NAIROBI, Kenya, Jan 23- Microsoft and the British Council have launched a Sh172 million ICT program dubbed, Project Badiliko, that will see educators and school leaders build 80 digital hubs across six Sub Saharan countries including Kenya.
Others are Tanzania, Uganda, Ethiopia, Ghana and Nigeria.
Microsoft’s Regional Education Manager, Mark Matunga said the program will contribute in building ICT capacity for all, and help the country achieve its Vision 2030 faster.
“In 2003, Microsoft committed Sh43 billion. During the first five years, we have been approaching relevant partners and governments to sign memorandums of understanding (MOU’s) for the promotion of ICT and education. In the next phase, we saw an opportunity to partner with the British Council to help promote ICT and education in the initial 6 countries across Sub- Saharan countries,” Matunga said.
“Microsoft has trained over 20,000 Kenyan educators not only on basic ICT skills, but also on ICT integration in teaching and learning. Also, Microsoft has generated over 230,000 email accounts in Kenya and 45,000 email accounts in Uganda for public school teachers.”
The Regional Director to Kenya from the British Council, Alison Coutts further added the partnership will allow for further training which can in turn reach educators and leaders on the ground.
“We try and provide access to global experiences throughout the educational system.

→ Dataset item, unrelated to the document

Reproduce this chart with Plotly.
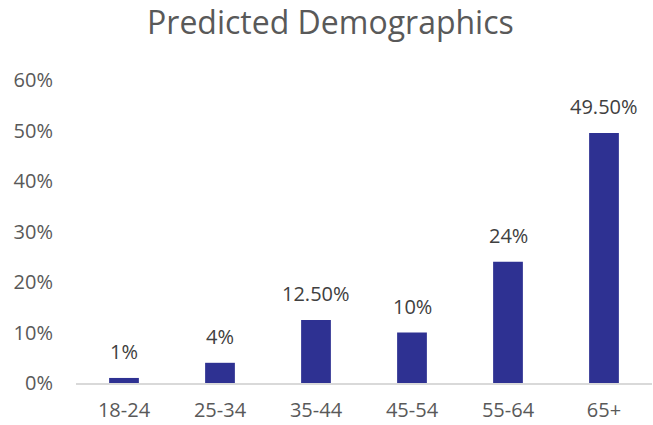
import plotly.graph_objects as go

age_groups = ["18-24", "25-34", "35-44", "45-54", "55-64", "65+"]
shares = [0.01, 0.04, 0.125, 0.10, 0.24, 0.495]
share_labels = ["1%", "4%", "12.50%", "10%", "24%", "49.50%"]
y_ticks = [0, 0.1, 0.2, 0.3, 0.4, 0.5, 0.6]
y_tick_labels = ["0%", "10%", "20%", "30%", "40%", "50%", "60%"]

fig = go.Figure(
    go.Bar(
        x=age_groups,
        y=shares,
        marker=dict(color="#2E3192", line=dict(width=0)),
        hoverinfo="x+y",
    )
)

# value labels sitting above each bar
for group, value, label in zip(age_groups, shares, share_labels):
    fig.add_annotation(
        x=group,
        y=value,
        text=label,
        showarrow=False,
        xanchor="center",
        yanchor="bottom",
        yshift=11,
        font=dict(size=20, color="#404040"),
    )

fig.update_layout(
    width=653,
    height=425,
    margin=dict(l=76, r=1, t=80, b=42),
    paper_bgcolor="white",
    plot_bgcolor="white",
    font=dict(family="Open Sans, Segoe UI, sans-serif", color="#595959"),
    title=dict(
        text="Predicted Demographics",
        x=0.506,
        xanchor="center",
        y=0.946,
        yanchor="middle",
        font=dict(size=32, color="#595959"),
    ),
    bargap=0.69,
    showlegend=False,
)

fig.update_xaxes(
    showgrid=False,
    showline=True,
    linecolor="#D9D9D9",
    linewidth=2,
    ticks="",
    tickfont=dict(size=20, color="#595959"),
    ticklabelstandoff=8,
)

fig.update_yaxes(
    range=[0, 0.6],
    tickvals=y_ticks,
    ticktext=y_tick_labels,
    showgrid=False,
    zeroline=False,
    showline=False,
    ticks="",
    tickfont=dict(size=20, color="#595959"),
    ticklabelstandoff=22,
)

fig.write_html("out.html")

Through ICT we have a wider base of potential consumers to reach and give more opportunities to both the learners as well as the educationalists,” said Coutts.
Project Badilika is expected to train more than 20,000 school leaders and teachers across Sub Saharan Africa, and provide more than 100,000 learners and communities with digital access, while promoting literacy throughout the region.
So far, 45 teachers were trained in Ghana in the first training session under the Badiliko project.
Joe Lemaron, project manager for the British Council and Microsoft Project in Sub Saharan Africa said: “This is about equipping young people with the skills that will serve them throughout their lives: leadership, creativity, ambition and a desire to connect and contribute to the wider world.”
The Badiliko Project was created by drawing from pilot projects that both partners had previously developed independently and is making use of respective areas of experience and expertise, to co- create a project that meets aligned objectives.
The digital hubs will be used by learners and for teacher training during the day, and by the wider local community after school hours for e- government, community skills training and as internet cafes.
Where schools are off the power grids, the hubs will be supported by solar power and long-range Wi-Fi for connectivity.